Staging and What It Means

RCC staging describes how far the cancer has grown, and it directly shapes treatment decisions. The system focuses on tumor size, whether nearby lymph nodes are involved, and whether the cancer has spread to distant organs.

  • Stage T1: The tumor is 7 cm or smaller and confined entirely to the kidney. Tumors 4 cm or smaller fall into T1a, while those between 4 and 7 cm are T1b.
  • Stage T2: The tumor is larger than 7 cm but still contained within the kidney.
  • Stage T3: The cancer has grown into major veins near the kidney or into the fat surrounding the kidney, but hasn’t crossed a key tissue boundary called Gerota’s fascia.
  • Stage T4: The tumor has broken through Gerota’s fascia or invaded the adrenal gland sitting on top of the kidney.
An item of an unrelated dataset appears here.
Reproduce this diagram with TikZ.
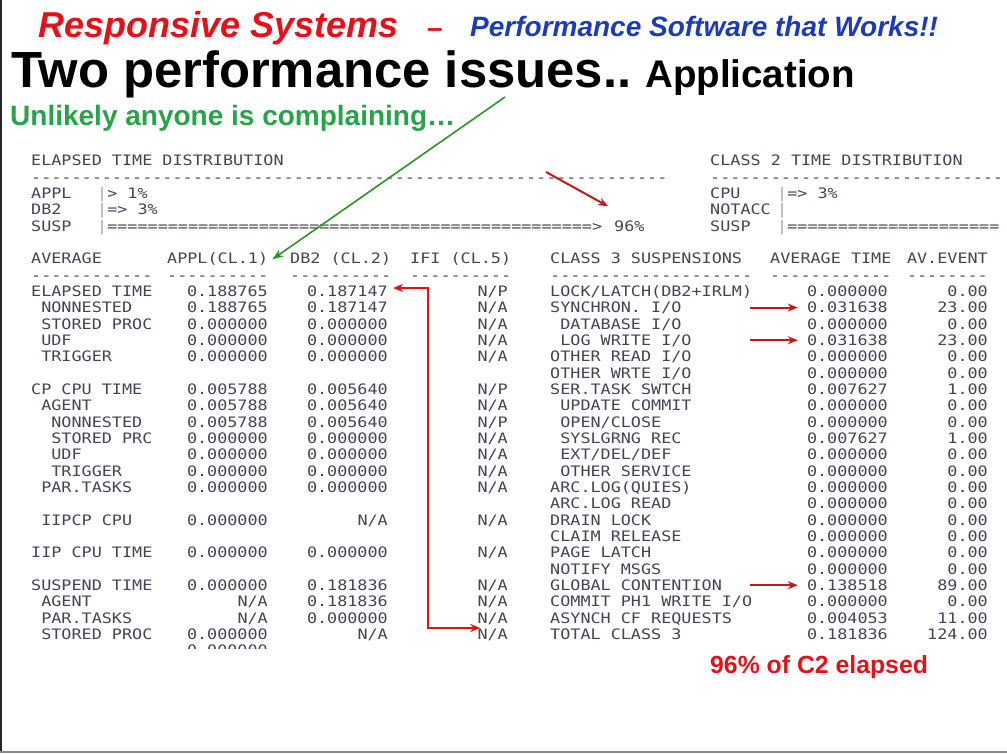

Lymph node involvement is classified separately. N0 means no cancer in nearby lymph nodes, while N1 means cancer has reached at least one regional node.

Survival Rates by Stage

Prognosis depends heavily on how far the cancer has progressed at the time of diagnosis. Based on data from people diagnosed between 2015 and 2021, the five-year relative survival rates break down as follows:

  • Localized (confined to the kidney): 93%
  • Regional (spread to nearby structures or lymph nodes): 76%
  • Distant (spread to other organs): 19%

The overall death rate from kidney cancer is 3.4 per 100,000 people per year. Because so many cases are now caught early through incidental imaging, the proportion of people diagnosed at a localized stage has been rising, which improves overall survival statistics.

Treatment Options

Surgery remains the primary treatment for RCC that hasn’t spread. The two main surgical approaches are removing only the tumor and a margin of healthy tissue (partial nephrectomy) or removing the entire kidney (radical nephrectomy). For tumors 4 cm or smaller, a partial nephrectomy is now the standard of care. This approach preserves more kidney function, which matters for long-term health. Studies have found that even for some tumors up to 7 cm, a partial nephrectomy can deliver survival outcomes comparable to removing the whole kidney, provided the tumor’s location allows it.
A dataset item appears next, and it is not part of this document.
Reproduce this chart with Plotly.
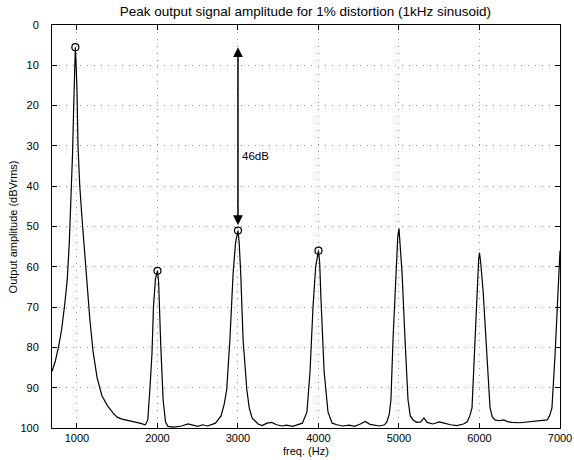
import plotly.graph_objects as go

# Spectrum: frequency (Hz) and output amplitude (dBVrms)
freq = [690, 730, 770, 810, 850, 880, 905, 925, 945, 960, 970, 980, 990, 1000, 1013, 1035, 1063, 1095,
        1125, 1160, 1200, 1250, 1310, 1380, 1450, 1500, 1560, 1660, 1780, 1850, 1880, 1907, 1932, 1950,
        1975, 2000, 2015, 2040, 2070, 2100, 2130,
        2200, 2300, 2380, 2430, 2500, 2560, 2620, 2680, 2720, 2790, 2830, 2860, 2900, 2940, 2970, 3000,
        3015, 3035, 3063, 3110, 3140, 3175, 3250,
        3300, 3360, 3420, 3480, 3550, 3600, 3680, 3740, 3800, 3857, 3895, 3932, 3965, 4000, 4015, 4031,
        4070, 4118, 4170, 4230,
        4300, 4380, 4450, 4520, 4580, 4640, 4700, 4760, 4820, 4850, 4880, 4900, 4926, 4963, 4985, 5000,
        5015, 5038, 5075, 5112, 5140, 5175,
        5220, 5270, 5310, 5350, 5420, 5500, 5560, 5640, 5720, 5800, 5845, 5880, 5907, 5933, 5970, 5990,
        6000, 6015, 6045, 6094, 6131, 6160, 6193,
        6240, 6300, 6350, 6400, 6500, 6600, 6700, 6800, 6840, 6870, 6900, 6938, 6975, 7000]
level = [86, 83.5, 80, 75.5, 69, 63, 54, 44, 32, 20, 12, 5.5, 10, 16, 30, 40, 48, 57,
         65, 73, 81, 87.5, 92, 94.5, 96.3, 97.3, 97.8, 98.2, 98.8, 99.2, 98, 90, 81.5, 70,
         63, 61, 64, 79, 93, 98.5, 99.6,
         99.8, 99.5, 99, 99.3, 99.6, 99.2, 99.5, 99.1, 98.8, 97, 94, 90.5, 78, 61.5, 54, 51,
         54, 62, 78, 90.5, 95, 97.5, 99,
         99.4, 98.8, 98.6, 99.2, 99.5, 99.3, 99.6, 99.2, 98.8, 96, 86, 70, 60, 56, 59, 68,
         86, 96, 98.8, 99.2,
         99.5, 99.3, 99.6, 99.0, 98.4, 99.1, 99.3, 99.5, 99.2, 98.5, 96.5, 93, 78, 61.5, 52.5, 50.5,
         54, 61.5, 78, 93, 97, 98,
         98.6, 98.5, 97.5, 98.6, 99, 98.5, 98.8, 99.2, 99.4, 99, 98.5, 97, 95, 82, 66, 58,
         56.5, 59, 66, 82, 95, 97.3, 98,
         98.2, 98, 98.4, 98.6, 98.7, 98.5, 98.4, 98.2, 98, 97, 95, 82, 66, 56]

# Marked peaks
peak_freq = [980, 2000, 3000, 4000]
peak_level = [5.5, 61, 51, 56]

x_ticks = [1000, 2000, 3000, 4000, 5000, 6000, 7000]
y_ticks = [0, 10, 20, 30, 40, 50, 60, 70, 80, 90, 100]

font = "Liberation Sans, Arial, Helvetica, sans-serif"

fig = go.Figure()
fig.add_trace(go.Scatter(x=freq, y=level, mode="lines",
                         line=dict(color="black", width=1.2), showlegend=False))
fig.add_trace(go.Scatter(x=peak_freq, y=peak_level, mode="markers",
                         marker=dict(symbol="circle-open", size=7, color="black",
                                     line=dict(width=1.2, color="black")),
                         showlegend=False))

fig.add_annotation(x=3000, y=5.5, ax=3000, ay=50, xref="x", yref="y", axref="x", ayref="y",
                   text="", showarrow=True, arrowhead=2, arrowside="end+start",
                   arrowsize=1.3, arrowwidth=1.5, arrowcolor="black")
fig.add_annotation(x=3030, y=32.5, xref="x", yref="y", text="46dB", showarrow=False,
                   xanchor="left", yanchor="middle", font=dict(size=11.5, color="black", family=font))

# axis titles
fig.add_annotation(x=0.5, y=-0.058, xref="paper", yref="paper", text="freq. (Hz)", showarrow=False,
                   xanchor="center", yanchor="middle", font=dict(size=11, color="black", family=font))
fig.add_annotation(x=-0.077, y=0.5, xref="paper", yref="paper", text="Output amplitude (dBVrms)",
                   showarrow=False, textangle=-90, xanchor="center", yanchor="middle",
                   font=dict(size=11, color="black", family=font))

axis_common = dict(showline=True, linecolor="black", linewidth=1, mirror="ticks",
                   ticks="inside", ticklen=5, tickcolor="black", automargin=False,
                   showgrid=True, gridcolor="#999999", gridwidth=1, griddash="1px,6px",
                   zeroline=False, tickfont=dict(size=11, color="black", family=font))

fig.update_xaxes(range=[690, 7000], tickvals=x_ticks, ticktext=[str(v) for v in x_ticks],
                 ticklabelstandoff=0, **axis_common)
fig.update_yaxes(range=[100, 0], tickvals=y_ticks, ticktext=[str(v) for v in y_ticks],
                 ticklabelstandoff=10, **axis_common)

fig.update_layout(
    width=574, height=460,
    margin=dict(l=52, r=14, t=25, b=32),
    paper_bgcolor="white", plot_bgcolor="white",
    title=dict(text="Peak output signal amplitude for 1% distortion (1kHz sinusoid)",
               x=0.532, xanchor="center", y=0.975, yanchor="middle",
               font=dict(size=13.5, color="black", family=font)),
)

fig.write_html("out.html", config={"displayModeBar": False},
               post_script="document.body.style.margin='0';")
For cancer that has spread beyond the kidney, treatment typically involves systemic therapies. The understanding of RCC biology, particularly the role of the VHL gene and its downstream effects on blood vessel growth, has led to targeted therapies that block those specific pathways. Combination approaches pairing immune checkpoint therapies with targeted drugs have become a cornerstone of treatment for advanced disease. Treatment guidelines are updated regularly as new combinations are tested and refined.

For small, slow-growing tumors in older adults or people with other serious health conditions, active surveillance with regular imaging is sometimes a reasonable approach. Not every kidney tumor requires immediate intervention, and the risks of surgery can sometimes outweigh the benefits in carefully selected patients.